Sur le Wort et son rachat par Mediahuis: «Le Wort n’était plus lié au parti, l’Église n’est plus propriétaire. Ils vont probablement respecter les sensibilités religieuses du pays, ce qui est très bien. Mais ce groupe-là, Mediahuis, est quand même connu à l’étranger, en Belgique. Ça rassure les équipes. À long terme, le Wort gardera une certaine place même s’il ne sera plus jamais le leader. Au niveau du développement internet, ils vont profiter des synergies du groupe. Ils seront un média généraliste et neutre, et le pays en a besoin.»

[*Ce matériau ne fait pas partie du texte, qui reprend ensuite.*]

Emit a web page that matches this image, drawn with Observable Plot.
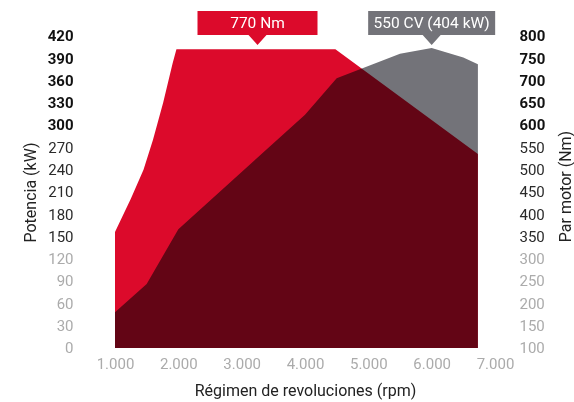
<!DOCTYPE html>
<html><head><meta charset="utf-8">
<script src="https://cdn.jsdelivr.net/npm/d3@7"></script>
<script src="https://cdn.jsdelivr.net/npm/@observablehq/plot@0.6"></script>
<style>body{margin:0;background:#fff;} svg{display:block;}</style>
</head><body><div id="chart"></div>
<script>
// Data
const powerRpm = [1000, 1500, 2000, 4000, 4500, 5500, 6000, 6500, 6730];
const powerKw  = [48, 86, 160, 314, 363, 396, 404, 391, 382];
const torqueRpm = [1000, 1250, 1450, 1600, 1760, 1910, 1970, 4480, 6730];
const torqueNm  = [360, 435, 500, 567, 650, 739, 770, 770, 535];
const xTicks = [1000, 2000, 3000, 4000, 5000, 6000, 7000];
const kwTicksLight = [0, 30, 60, 90, 120];
const kwTicksRegular = [150, 180, 210, 240, 270];
const kwTicksBold = [300, 330, 360, 390, 420];
const nmTicksLight = [100, 150, 200, 250, 300];
const nmTicksRegular = [350, 400, 450, 500, 550];
const nmTicksBold = [600, 650, 700, 750, 800];
const annotRpm = [3250, 6000];
const annotText = ["770 Nm", "550 CV (404 kW)"];

// helpers: map torque (Nm, 100..800) onto the power axis (kW, 0..420)
const nmToAxis = nm => (nm - 100) * 420 / 700;
const axisToNm = v => Math.round(v * 700 / 420 + 100);

const RED = "#dc0a2b", GRAY = "#737379";
const power = powerRpm.map((r, i) => ({rpm: r, v: powerKw[i]}));
const torque = torqueRpm.map((r, i) => ({rpm: r, v: nmToAxis(torqueNm[i])}));
const fmtX = d => d3.format(",")(d).replace(/,/g, ".");

const leftAxis = (ticks, color, weight) => Plot.axisY(ticks, {
  anchor: "left", tickSize: 0, tickPadding: 42, color, fontWeight: weight, fontSize: 15, label: null
});
const rightAxis = (ticks, color, weight) => Plot.axisY(ticks.map(nmToAxis), {
  anchor: "right", tickSize: 0, tickPadding: 24, color, fontWeight: weight, fontSize: 15,
  tickFormat: axisToNm, label: null, textAnchor: "start"
});

const annotations = (index, scales, values, dimensions) => {
  const g = d3.create("svg:g");
  const mt = dimensions.marginTop;
  const widths = [120, 127];
  const fills = [RED, GRAY];
  annotRpm.forEach((r, i) => {
    const cx = scales.x(r), w = widths[i];
    const top = mt - 25, bot = mt - 1, tip = mt + 9;
    g.append("path")
      .attr("d", `M${cx - w / 2},${top}H${cx + w / 2}V${bot}H${cx + 9}L${cx},${tip}L${cx - 9},${bot}H${cx - w / 2}Z`)
      .attr("fill", fills[i]);
    g.append("text")
      .attr("x", cx).attr("y", (top + bot) / 2)
      .attr("text-anchor", "middle").attr("dominant-baseline", "central")
      .attr("fill", "#fff").attr("font-size", 15.5).attr("font-family", "Roboto")
      .text(annotText[i]);
  });
  return g.node();
};

const chart = Plot.plot({
  width: 574, height: 402,
  marginTop: 36, marginBottom: 54, marginLeft: 115, marginRight: 79,
  style: {fontFamily: "Roboto", fontSize: "15px", background: "#fff"},
  x: {domain: [1000, 7000]},
  y: {domain: [0, 420]},
  marks: [
    Plot.areaY(power, {x: "rpm", y: "v", fill: GRAY}),
    Plot.areaY(torque, {x: "rpm", y: "v", fill: RED, mixBlendMode: "multiply"}),
    Plot.axisX(xTicks, {tickSize: 0, tickPadding: 10, color: "#ababab", fontSize: 15, tickFormat: fmtX, label: null}),
    leftAxis(kwTicksLight, "#ababab", "normal"),
    leftAxis(kwTicksRegular, "#2a2a2a", "normal"),
    leftAxis(kwTicksBold, "#111", "bold"),
    rightAxis(nmTicksLight, "#ababab", "normal"),
    rightAxis(nmTicksRegular, "#2a2a2a", "normal"),
    rightAxis(nmTicksBold, "#111", "bold"),
    Plot.text(["Potencia (kW)"], {frameAnchor: "left", dx: -85, rotate: -90, textAnchor: "middle", fontSize: 16, fill: "#222"}),
    Plot.text(["Par motor (Nm)"], {frameAnchor: "right", dx: 70, dy: -6, rotate: -90, textAnchor: "middle", fontSize: 16, fill: "#222"}),
    Plot.text(["Régimen de revoluciones (rpm)"], {frameAnchor: "bottom", dy: 42, lineAnchor: "middle", fontSize: 16, fill: "#222"}),
    annotations
  ]
});
document.getElementById("chart").appendChild(chart);
</script>
</body></html>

Sur l’avenir de RTL au Luxembourg: «Je ne me fais pas de souci. Le groupe va respecter les accords de concession. Bertelsmann est connu pour cela. Ayant donné toutes les assurances au gouvernement luxembourgeois, ils ne quitteront pas avant 2030. Après, je n’ai pas de visibilité. Dix années de garantie qu’ils restent. Que les dirigeants soient assis ici ou à Cologne et voyagent quatre jours sur cinq, ça n’a pas d’incidence. Les licences valent de moins en moins et le groupe n’est plus prêt à payer la contrepartie manquante pour la télé. Le chèque devient plus petit et l’État doit financer le reste. Pour les radios et pour internet, si le groupe partait, je ne vois aucun problème. De belles rentabilités et pas de grandes charges.»
Sur son éventuel rachat du web et de la radio de RTL: «Vous me donnez une bonne idée. Ça aurait du sens. Mais certainement pas avant ces échéances. Indépendamment de qui le fait, si l’organisation reste la même, si les contenus sont bons, et les contenus devraient être plus critiques, chacun réussira. Il faudra voir ce que le groupe et le gouvernement veulent à la fin de la concession. Il y aura probablement des gens que ça intéressera à ce moment-là.»
Sur la gestion du Covid: «La gestion de la crise au Luxembourg a été plutôt bonne. Cela dit, on peut se poser la question de savoir si le lockdown complet était nécessaire. On peut aussi se poser la question et donner la parole à des médecins et des chercheurs qui ont des points de vue différents. Pour susciter le débat et permettre que les gens se fassent leur opinion. C’est le rôle des médias classiques. Les politiciens n’ont pas de problèmes: ils distribuent notre argent.»